### [Exercise data]
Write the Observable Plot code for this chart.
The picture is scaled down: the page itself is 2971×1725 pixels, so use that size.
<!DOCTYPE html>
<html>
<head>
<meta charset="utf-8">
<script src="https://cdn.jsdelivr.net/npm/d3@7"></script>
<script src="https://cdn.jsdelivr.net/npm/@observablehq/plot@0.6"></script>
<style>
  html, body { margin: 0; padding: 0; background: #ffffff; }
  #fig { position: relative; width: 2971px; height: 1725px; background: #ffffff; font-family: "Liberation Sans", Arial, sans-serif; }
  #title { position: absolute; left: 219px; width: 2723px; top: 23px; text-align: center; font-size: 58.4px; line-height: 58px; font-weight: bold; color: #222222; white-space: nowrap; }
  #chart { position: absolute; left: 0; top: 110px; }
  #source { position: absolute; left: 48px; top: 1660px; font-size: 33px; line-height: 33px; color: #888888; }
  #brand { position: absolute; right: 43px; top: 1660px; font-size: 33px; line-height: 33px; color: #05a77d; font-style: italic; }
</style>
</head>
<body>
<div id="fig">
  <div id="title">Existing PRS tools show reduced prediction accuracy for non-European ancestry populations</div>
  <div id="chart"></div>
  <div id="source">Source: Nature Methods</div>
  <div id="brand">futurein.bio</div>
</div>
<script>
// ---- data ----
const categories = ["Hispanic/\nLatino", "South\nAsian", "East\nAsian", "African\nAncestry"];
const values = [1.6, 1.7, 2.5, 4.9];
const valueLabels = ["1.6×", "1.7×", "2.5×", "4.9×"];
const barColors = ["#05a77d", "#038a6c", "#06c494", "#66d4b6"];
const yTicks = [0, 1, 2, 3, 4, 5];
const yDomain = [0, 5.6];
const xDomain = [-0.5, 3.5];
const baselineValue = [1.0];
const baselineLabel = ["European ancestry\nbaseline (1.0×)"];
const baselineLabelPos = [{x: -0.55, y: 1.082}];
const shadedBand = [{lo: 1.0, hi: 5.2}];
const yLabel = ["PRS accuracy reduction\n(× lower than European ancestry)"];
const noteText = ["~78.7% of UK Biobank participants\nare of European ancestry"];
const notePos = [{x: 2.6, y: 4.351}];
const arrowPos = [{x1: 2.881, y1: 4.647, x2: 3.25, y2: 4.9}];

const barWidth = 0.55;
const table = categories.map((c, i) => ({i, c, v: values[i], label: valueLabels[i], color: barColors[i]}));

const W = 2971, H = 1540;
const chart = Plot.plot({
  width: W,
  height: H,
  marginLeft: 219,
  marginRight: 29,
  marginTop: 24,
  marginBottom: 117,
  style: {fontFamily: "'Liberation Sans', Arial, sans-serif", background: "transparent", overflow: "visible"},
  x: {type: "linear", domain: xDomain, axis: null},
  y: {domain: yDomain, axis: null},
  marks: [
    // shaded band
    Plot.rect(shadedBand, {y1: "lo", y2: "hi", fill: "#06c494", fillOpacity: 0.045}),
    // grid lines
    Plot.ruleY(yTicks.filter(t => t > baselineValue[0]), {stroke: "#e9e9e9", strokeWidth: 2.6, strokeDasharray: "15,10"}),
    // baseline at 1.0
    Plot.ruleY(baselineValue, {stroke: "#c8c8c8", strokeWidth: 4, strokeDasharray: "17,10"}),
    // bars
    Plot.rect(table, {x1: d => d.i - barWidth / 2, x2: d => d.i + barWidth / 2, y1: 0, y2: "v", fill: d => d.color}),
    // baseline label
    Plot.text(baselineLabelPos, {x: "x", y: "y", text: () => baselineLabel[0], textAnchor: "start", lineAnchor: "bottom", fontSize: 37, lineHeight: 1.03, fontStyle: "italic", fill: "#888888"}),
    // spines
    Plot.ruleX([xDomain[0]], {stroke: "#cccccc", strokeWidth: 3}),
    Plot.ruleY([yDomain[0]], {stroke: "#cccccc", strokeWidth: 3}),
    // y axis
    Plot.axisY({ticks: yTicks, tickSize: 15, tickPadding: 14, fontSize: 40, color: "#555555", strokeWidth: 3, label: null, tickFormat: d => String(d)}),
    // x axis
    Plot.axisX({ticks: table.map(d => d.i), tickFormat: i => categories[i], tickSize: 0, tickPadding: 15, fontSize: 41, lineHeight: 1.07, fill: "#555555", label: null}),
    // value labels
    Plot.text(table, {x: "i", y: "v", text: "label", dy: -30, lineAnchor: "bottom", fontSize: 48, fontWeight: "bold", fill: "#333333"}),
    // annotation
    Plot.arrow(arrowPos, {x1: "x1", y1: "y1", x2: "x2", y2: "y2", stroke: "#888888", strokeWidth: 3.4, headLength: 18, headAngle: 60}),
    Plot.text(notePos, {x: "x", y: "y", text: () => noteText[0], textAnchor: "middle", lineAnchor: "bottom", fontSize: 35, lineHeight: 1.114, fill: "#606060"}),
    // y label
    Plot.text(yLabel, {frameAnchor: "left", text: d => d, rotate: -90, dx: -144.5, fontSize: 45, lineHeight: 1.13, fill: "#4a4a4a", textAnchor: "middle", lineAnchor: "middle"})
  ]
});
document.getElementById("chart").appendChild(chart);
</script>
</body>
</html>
--
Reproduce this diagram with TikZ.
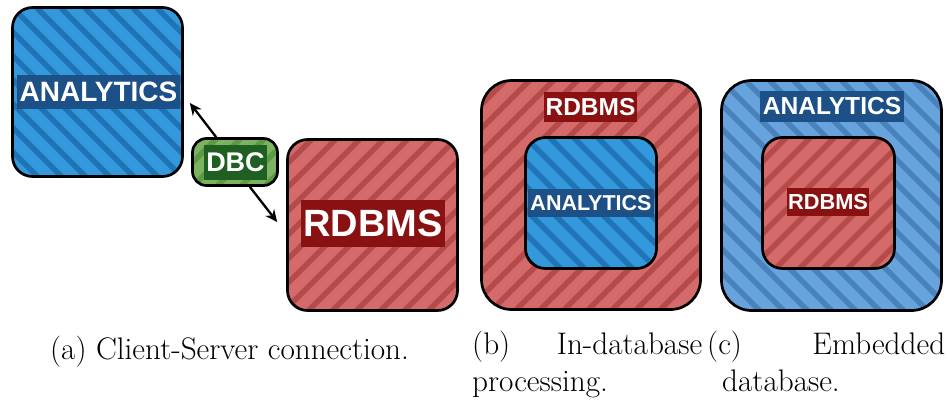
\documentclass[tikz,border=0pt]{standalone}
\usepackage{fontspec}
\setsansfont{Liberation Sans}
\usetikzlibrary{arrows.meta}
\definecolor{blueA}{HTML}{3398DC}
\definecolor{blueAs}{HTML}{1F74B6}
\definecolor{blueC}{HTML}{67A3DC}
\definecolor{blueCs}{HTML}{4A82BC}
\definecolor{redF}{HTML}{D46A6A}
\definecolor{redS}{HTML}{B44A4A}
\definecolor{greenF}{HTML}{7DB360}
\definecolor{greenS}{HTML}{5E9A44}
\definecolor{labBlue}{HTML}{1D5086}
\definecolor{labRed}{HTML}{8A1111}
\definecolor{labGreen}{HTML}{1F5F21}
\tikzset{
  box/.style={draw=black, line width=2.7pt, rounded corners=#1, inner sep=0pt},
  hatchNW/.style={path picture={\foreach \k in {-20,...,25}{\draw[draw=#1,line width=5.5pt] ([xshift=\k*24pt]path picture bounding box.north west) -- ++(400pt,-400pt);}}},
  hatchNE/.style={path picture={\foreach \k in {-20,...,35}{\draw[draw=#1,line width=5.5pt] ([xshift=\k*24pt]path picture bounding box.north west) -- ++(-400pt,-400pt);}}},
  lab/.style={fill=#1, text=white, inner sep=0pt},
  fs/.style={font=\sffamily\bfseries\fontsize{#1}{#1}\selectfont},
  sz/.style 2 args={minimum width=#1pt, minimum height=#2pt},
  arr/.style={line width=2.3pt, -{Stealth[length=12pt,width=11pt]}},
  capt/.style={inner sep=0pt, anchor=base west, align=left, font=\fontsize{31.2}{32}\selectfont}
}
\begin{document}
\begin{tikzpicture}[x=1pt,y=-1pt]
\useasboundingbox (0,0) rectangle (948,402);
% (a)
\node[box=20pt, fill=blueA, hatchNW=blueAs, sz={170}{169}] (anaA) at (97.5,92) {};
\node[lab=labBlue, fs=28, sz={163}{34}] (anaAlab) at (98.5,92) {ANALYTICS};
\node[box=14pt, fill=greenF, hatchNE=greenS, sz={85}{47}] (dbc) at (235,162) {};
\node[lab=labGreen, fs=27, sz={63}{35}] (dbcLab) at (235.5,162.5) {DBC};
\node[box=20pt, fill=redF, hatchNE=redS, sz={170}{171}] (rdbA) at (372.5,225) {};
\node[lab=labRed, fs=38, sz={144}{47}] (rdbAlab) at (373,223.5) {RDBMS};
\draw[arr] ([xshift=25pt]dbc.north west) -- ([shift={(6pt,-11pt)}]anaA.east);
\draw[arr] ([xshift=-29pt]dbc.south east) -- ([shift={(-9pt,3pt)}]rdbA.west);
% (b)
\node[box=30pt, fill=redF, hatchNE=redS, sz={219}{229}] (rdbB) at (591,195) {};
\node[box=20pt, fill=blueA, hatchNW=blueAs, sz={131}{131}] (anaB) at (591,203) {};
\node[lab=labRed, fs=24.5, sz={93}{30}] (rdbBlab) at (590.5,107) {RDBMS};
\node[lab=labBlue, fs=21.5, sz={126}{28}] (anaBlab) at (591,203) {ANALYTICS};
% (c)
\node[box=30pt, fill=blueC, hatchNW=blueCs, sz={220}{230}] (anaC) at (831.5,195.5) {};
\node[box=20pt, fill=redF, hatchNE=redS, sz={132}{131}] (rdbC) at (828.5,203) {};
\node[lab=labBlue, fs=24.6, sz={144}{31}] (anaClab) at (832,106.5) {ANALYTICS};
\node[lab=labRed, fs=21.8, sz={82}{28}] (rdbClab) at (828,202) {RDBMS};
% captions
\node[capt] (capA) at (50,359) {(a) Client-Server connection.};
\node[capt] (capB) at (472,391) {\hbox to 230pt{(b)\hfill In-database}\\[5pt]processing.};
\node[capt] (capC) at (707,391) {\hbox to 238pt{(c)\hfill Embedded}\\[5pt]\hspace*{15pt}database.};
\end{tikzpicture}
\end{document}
...
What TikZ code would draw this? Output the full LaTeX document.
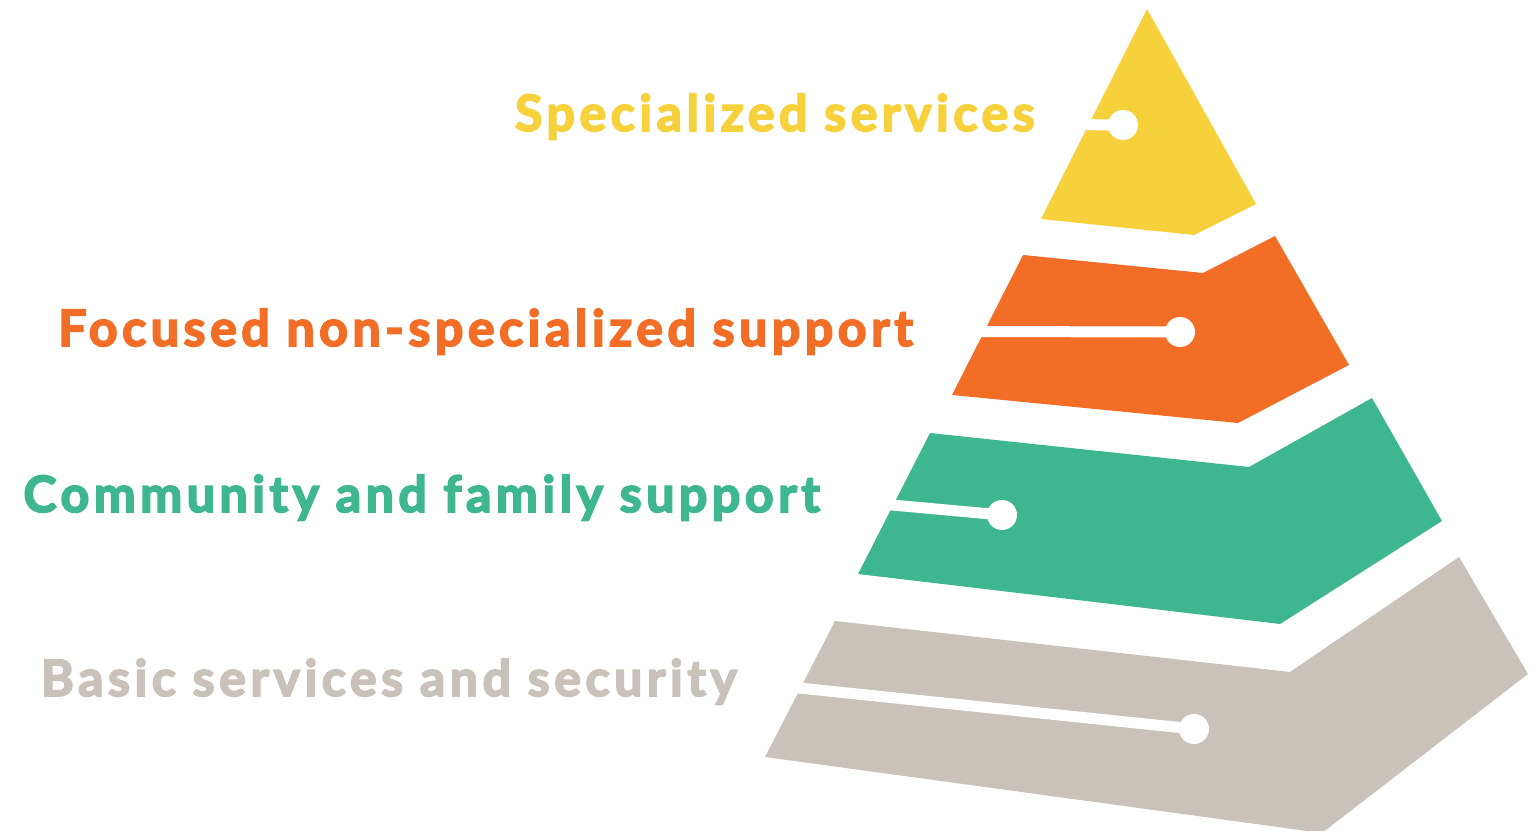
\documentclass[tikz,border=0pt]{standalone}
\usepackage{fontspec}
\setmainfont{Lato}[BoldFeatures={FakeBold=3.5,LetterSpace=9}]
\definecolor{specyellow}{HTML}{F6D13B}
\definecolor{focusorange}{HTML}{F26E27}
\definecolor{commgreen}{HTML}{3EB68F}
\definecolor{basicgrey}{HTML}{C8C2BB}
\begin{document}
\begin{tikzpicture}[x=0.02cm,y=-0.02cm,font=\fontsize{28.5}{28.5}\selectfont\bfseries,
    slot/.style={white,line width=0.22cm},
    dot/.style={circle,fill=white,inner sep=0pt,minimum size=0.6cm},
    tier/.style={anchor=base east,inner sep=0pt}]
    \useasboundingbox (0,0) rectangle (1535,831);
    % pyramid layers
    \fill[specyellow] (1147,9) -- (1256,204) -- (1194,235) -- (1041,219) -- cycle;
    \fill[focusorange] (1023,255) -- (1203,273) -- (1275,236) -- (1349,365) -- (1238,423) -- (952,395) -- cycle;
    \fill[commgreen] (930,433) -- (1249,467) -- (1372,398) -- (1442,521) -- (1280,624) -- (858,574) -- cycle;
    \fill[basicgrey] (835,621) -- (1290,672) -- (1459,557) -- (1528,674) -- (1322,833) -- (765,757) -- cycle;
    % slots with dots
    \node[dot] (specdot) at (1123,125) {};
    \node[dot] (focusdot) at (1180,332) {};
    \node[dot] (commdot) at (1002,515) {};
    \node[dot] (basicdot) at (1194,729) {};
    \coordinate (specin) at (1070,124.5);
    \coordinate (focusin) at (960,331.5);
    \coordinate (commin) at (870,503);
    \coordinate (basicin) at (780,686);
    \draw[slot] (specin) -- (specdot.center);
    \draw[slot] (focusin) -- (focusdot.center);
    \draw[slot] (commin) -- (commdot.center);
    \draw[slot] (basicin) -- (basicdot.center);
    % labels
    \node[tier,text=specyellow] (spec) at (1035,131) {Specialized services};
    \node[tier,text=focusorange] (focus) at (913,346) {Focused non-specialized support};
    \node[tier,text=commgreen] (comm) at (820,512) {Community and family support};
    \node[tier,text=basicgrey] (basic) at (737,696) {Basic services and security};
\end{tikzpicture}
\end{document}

### [Exercise objective]
From the records, copy every line that has the string "code" in it.

### [Correct result]
Write the Observable Plot code for this chart.
What TikZ code would draw this? Output the full LaTeX document.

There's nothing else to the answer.